Physical Therapists in the NICU help infants with:
- increased or decreased tone
- decreased range of motion
- gross motor needs
Occupational Therapists in the NICU help infants with:
- feeding difficulties
- oral stimulation/oral motor activities
- poor joint positioning
- increased or decreased tone
- fine motor needs
Speech-Language Pathologists in the NICU help infants with:
- reduced opportunities for interaction & communication
- decreased ability to tolerate interaction
- decreased level of alertness and decreased responses to interactions
- feeding difficulties especially those associated with cleft lip/palate or other craniofacial anomaly
- oral stimulation/oral motor activities especially those associated with cleft lip/palate or other craniofacial anomaly
Child Life Specialists in the NICU:
- provide education and training for medical tests, procedures and surgeries
- promote normal growth and development through play activities
- parent activities, such as scrapbook groups & infant massage education
- scheduling the presence of volunteers
- assistance with sibling visits and preparing for sibling visits
- assistance with death/dying issues for families including siblings
- Click here for more information about Child Life's role at ACH
Social Workers in the NICU
- provide emotional support to families who are dealing with adjustment of having a baby in the hospital, having a baby with a new diagnosis, or grief/loss issues
- problem-solving with families who have financial/transportation obstacles
- provide information about community/hospital resources or mental health needs
- coordinate services with community agencies in dealing with families who require assistance with violent, neglectful, or risky home environments
- advocate for families and patients
- part of medical team in addressing psychosocial problems
- mediate during family situations and conflicting dynamics in promoting patient safety
Neonatologist, Pediatrician or Attending Physician - This is the leader of the team. He/she is a pediatrician with special training in the care of neonates (newborns).

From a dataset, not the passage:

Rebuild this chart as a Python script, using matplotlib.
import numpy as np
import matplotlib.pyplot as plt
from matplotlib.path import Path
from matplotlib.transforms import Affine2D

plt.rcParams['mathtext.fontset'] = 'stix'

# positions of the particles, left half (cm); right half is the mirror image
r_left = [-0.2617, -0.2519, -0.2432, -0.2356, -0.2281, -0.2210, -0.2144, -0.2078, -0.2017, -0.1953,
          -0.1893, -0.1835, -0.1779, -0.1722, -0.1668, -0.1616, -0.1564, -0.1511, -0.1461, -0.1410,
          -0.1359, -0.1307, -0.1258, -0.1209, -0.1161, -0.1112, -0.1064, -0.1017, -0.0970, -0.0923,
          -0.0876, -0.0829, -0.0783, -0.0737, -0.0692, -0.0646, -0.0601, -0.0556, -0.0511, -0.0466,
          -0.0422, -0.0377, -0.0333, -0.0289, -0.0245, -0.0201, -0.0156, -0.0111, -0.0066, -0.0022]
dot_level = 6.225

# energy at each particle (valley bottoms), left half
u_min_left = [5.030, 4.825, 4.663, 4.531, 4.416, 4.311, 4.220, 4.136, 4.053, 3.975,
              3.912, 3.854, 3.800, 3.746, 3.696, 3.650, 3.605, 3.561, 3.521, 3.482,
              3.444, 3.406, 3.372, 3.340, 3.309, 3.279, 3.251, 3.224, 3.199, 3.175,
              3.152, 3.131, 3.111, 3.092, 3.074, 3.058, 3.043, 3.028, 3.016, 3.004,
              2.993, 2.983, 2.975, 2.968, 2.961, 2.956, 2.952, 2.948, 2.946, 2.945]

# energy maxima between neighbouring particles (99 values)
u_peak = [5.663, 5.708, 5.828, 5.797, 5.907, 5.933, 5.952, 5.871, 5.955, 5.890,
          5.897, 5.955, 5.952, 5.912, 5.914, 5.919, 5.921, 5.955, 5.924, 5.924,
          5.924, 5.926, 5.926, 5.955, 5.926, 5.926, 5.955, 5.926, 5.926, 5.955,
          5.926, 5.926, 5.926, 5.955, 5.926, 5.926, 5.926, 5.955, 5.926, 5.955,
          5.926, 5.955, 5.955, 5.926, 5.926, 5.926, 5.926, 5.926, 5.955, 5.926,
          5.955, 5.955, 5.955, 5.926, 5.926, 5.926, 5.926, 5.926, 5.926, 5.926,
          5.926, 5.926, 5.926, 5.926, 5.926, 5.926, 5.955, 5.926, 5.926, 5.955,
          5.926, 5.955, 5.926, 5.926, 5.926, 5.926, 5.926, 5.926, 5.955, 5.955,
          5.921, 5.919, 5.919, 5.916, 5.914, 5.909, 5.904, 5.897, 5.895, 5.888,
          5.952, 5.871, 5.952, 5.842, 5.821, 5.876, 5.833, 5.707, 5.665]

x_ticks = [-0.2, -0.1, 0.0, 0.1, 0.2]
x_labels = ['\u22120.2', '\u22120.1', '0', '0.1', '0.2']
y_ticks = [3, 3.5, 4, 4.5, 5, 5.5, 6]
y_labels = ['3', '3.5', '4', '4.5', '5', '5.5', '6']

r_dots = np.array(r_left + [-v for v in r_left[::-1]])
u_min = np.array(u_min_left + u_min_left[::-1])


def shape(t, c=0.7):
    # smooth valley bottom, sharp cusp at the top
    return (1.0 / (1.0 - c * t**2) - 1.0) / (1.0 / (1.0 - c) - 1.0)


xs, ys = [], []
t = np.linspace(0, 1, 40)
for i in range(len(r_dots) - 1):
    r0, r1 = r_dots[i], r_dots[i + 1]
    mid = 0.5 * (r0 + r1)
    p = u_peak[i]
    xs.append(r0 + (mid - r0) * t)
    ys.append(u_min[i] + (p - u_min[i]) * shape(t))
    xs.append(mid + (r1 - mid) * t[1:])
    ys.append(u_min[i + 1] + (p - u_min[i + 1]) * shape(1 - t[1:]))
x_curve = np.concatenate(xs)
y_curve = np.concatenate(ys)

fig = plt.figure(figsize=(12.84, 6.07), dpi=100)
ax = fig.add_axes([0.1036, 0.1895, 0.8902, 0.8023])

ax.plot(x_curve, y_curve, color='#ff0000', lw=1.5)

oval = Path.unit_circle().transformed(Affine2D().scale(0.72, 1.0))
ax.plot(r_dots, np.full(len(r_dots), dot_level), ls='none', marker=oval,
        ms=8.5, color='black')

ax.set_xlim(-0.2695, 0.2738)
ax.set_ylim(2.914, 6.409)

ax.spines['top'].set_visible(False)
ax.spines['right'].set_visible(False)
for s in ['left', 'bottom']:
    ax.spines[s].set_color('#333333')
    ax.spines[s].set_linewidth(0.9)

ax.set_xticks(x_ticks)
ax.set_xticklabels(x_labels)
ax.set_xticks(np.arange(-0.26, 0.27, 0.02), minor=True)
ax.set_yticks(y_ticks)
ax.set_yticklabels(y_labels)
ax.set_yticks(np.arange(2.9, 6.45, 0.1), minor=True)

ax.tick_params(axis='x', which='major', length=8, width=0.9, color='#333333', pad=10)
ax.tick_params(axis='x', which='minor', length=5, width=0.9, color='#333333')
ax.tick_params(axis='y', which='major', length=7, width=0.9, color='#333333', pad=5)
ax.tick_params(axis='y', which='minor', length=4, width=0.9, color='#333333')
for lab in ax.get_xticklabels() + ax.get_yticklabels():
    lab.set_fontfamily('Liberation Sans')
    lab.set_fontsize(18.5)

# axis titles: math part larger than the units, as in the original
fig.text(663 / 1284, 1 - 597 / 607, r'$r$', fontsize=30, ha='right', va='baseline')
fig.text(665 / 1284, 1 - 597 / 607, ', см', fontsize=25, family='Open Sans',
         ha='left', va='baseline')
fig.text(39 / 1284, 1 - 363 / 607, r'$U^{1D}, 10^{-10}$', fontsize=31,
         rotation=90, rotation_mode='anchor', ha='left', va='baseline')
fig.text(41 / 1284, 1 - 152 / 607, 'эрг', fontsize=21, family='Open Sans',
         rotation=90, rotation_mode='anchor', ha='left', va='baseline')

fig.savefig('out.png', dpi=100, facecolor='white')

Resident - A physician who has completed medical school and is training to become a pediatrician under the supervision of the neonatologist.
Advanced Practice Nurse (APN) - A Registered Nurse with advanced education in the care of neonates who operates under the supervision of a neonatologist.
Team Leader (Charge Nurse) - Registered Nurse who acts as "Charge Nurse" for the NICU.
Staff Nurse - a Registered or Licensed Practical Nurse who has special training to care for neonates.
Lactation Consultant - A Registered Nurse with additional education in subjects related to breastfeeding.
Patient Care Manager - Oversees care delivery in the unit .
Patient Care Technician - Assists with the non-technical care of patients such as feeding, bathing, and obtaining vital signs.
Respiratory Therapist - Experts in the respiratory care of neonates and the equipment used to provide that care.
Occupational Therapist/Speech Therapist/Physical Therapist - Work with the babies to improve development including feeding, positioning, etc.
Registered Dietitians - Calculate estimated needs for calories, protein, fat, vitamins, and minerals and recommend formulas and supplements. They help families with WIC paperwork, formula, and supplements at discharge and provide feeding guidance for families after discharge.
Social Worker - supports the family in an effort to fill needs related to transportation, communication, finances, and resources.
Secretary - provides information related to meal tickets for breastfeeding moms, directions to areas of the hospital, and visitation policies.